-- start Extracted information --

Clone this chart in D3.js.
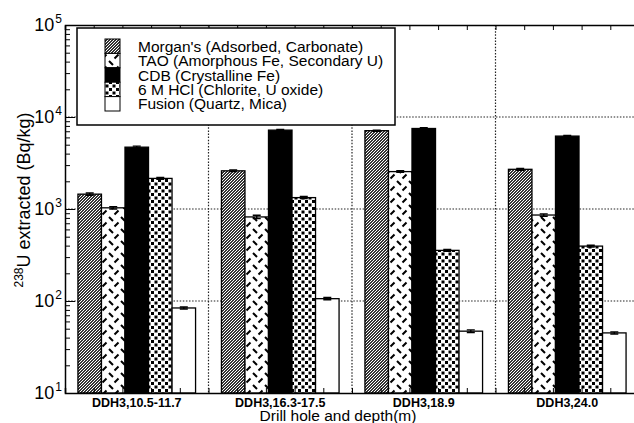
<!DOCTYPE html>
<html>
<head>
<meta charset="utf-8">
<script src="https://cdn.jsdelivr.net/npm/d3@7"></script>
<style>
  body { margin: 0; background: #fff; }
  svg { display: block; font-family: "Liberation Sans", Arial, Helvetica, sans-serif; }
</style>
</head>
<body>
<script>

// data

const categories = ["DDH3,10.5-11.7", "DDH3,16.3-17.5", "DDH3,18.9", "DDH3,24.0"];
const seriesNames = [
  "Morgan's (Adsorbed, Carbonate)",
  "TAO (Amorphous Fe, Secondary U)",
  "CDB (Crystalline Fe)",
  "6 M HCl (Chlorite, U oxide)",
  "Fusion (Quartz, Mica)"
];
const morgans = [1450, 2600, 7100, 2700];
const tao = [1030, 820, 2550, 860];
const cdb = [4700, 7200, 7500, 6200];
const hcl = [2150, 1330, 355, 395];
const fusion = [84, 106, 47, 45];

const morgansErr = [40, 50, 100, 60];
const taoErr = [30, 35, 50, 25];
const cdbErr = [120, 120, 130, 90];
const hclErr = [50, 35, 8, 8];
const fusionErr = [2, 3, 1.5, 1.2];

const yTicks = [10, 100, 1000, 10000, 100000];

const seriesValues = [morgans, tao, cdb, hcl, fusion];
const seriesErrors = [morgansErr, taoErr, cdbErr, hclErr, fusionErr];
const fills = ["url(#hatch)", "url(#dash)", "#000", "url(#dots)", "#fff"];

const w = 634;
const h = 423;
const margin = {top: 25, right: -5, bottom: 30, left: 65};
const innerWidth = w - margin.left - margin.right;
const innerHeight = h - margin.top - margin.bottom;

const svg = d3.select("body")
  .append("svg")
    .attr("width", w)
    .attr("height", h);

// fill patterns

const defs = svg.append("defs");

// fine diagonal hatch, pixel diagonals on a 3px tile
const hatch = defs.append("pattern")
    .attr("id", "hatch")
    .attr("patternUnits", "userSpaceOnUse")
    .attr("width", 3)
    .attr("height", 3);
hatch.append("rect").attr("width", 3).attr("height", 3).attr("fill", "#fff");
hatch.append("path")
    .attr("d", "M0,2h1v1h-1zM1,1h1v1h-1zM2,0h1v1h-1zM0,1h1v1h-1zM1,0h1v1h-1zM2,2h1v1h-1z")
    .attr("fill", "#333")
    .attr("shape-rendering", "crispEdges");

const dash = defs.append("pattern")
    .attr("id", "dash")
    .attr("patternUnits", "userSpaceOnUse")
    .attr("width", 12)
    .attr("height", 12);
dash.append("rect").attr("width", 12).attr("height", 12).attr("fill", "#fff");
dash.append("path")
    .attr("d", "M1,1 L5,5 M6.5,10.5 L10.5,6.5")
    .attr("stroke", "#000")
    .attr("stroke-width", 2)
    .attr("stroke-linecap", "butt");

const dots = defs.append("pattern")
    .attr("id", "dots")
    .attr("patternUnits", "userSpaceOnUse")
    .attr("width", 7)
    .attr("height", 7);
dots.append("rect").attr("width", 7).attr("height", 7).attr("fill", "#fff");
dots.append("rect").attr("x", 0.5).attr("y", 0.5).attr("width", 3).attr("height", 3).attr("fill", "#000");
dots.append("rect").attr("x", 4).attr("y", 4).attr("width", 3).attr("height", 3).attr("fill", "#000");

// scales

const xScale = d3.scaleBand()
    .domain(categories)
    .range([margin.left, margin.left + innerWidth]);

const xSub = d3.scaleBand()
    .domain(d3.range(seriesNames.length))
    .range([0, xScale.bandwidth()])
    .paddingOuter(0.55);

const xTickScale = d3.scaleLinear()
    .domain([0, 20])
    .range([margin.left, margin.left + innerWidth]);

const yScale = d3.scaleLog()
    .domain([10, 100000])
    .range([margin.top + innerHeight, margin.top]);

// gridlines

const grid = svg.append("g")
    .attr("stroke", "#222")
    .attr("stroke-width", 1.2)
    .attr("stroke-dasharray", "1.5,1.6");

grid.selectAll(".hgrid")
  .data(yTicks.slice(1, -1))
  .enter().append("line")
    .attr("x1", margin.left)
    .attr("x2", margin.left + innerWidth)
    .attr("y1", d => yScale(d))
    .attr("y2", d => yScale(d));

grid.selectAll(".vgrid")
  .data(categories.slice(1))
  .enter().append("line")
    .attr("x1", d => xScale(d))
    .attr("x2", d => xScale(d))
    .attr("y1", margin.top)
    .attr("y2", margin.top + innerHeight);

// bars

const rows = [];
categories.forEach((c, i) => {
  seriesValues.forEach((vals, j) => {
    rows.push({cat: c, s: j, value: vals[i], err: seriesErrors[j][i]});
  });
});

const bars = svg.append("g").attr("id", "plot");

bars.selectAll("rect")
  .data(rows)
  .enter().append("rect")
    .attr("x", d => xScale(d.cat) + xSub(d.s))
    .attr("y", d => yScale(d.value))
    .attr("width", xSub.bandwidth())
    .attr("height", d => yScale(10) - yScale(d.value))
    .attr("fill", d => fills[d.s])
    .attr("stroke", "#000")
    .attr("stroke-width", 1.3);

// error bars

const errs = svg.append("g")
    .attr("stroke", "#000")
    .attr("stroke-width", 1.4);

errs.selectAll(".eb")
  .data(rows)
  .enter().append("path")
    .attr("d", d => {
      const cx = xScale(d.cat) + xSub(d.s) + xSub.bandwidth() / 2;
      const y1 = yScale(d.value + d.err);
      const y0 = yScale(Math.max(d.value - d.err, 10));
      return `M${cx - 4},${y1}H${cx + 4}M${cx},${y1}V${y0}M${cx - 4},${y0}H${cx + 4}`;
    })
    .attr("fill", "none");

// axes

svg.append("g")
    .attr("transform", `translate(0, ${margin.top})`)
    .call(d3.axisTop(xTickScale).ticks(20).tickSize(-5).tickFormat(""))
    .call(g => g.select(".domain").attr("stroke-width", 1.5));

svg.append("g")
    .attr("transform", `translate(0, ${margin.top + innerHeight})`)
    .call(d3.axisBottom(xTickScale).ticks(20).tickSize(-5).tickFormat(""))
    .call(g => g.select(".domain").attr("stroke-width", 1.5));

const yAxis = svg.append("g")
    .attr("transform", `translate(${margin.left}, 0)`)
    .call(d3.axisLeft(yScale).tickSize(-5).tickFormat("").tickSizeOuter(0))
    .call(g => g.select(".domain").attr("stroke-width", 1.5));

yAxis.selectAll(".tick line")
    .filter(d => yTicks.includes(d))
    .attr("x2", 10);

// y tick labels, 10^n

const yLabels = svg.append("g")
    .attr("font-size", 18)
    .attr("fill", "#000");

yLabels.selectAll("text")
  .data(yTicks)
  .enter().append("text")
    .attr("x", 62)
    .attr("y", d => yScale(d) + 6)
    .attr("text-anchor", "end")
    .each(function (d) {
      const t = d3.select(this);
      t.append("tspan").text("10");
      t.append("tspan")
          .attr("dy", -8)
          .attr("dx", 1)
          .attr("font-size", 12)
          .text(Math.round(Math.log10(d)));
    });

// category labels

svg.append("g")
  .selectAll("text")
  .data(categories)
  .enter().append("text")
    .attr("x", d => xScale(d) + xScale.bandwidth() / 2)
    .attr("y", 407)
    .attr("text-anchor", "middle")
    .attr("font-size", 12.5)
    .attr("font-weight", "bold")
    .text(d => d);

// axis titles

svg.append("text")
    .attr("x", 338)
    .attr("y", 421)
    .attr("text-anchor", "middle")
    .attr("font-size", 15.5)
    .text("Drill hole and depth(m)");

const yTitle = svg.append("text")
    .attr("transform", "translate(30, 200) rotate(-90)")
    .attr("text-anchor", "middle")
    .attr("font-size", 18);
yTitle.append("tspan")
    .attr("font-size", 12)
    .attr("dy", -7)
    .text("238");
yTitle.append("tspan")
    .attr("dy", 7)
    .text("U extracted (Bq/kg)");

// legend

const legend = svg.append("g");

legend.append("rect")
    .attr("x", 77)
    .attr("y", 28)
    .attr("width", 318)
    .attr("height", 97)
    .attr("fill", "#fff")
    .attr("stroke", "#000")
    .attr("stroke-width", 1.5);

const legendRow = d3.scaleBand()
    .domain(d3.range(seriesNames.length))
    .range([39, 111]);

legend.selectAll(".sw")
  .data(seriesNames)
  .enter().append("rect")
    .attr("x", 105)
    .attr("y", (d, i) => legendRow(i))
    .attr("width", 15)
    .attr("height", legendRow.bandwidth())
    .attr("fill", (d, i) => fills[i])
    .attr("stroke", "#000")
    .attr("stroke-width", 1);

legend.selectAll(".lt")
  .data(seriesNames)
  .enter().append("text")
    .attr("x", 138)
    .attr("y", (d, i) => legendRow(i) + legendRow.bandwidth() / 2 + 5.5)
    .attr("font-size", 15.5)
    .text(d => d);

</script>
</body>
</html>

-- end Extracted information --
-- start Extracted information --

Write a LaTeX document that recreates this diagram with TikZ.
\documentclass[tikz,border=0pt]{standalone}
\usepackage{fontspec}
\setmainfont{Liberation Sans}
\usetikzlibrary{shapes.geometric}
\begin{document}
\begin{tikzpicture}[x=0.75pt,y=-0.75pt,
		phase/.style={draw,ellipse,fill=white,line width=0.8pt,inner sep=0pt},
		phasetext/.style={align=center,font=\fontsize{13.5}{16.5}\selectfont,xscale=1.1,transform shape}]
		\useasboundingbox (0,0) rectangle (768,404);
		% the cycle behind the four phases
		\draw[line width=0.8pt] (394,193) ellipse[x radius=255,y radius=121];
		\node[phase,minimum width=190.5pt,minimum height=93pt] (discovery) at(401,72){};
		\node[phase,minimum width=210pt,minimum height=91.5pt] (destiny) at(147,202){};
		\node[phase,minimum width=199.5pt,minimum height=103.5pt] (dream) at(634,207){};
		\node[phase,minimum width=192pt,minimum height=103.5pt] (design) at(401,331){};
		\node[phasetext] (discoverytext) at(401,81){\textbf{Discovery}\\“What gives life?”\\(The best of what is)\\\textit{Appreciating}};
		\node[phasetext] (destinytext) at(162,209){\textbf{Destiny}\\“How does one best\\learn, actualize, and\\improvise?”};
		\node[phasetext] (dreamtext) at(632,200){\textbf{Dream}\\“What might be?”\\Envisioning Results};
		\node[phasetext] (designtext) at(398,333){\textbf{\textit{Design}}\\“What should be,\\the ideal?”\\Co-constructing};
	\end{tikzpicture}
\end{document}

-- end Extracted information --
-- start Extracted information --

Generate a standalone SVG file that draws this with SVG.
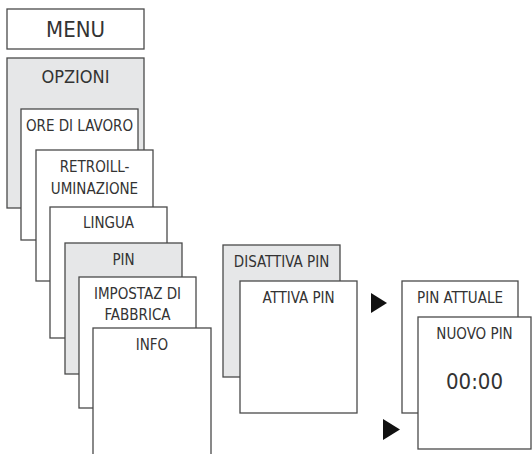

-- end Extracted information --

Leave out the pictures and give again exactly the lines from the one with "Clone this chart in D3.js." through the one with "// data", and no others.

Clone this chart in D3.js.
<!DOCTYPE html>
<html>
<head>
<meta charset="utf-8">
<script src="https://cdn.jsdelivr.net/npm/d3@7"></script>
<style>
  body { margin: 0; background: #fff; }
  svg { display: block; font-family: "Liberation Sans", Arial, Helvetica, sans-serif; }
</style>
</head>
<body>
<script>

// data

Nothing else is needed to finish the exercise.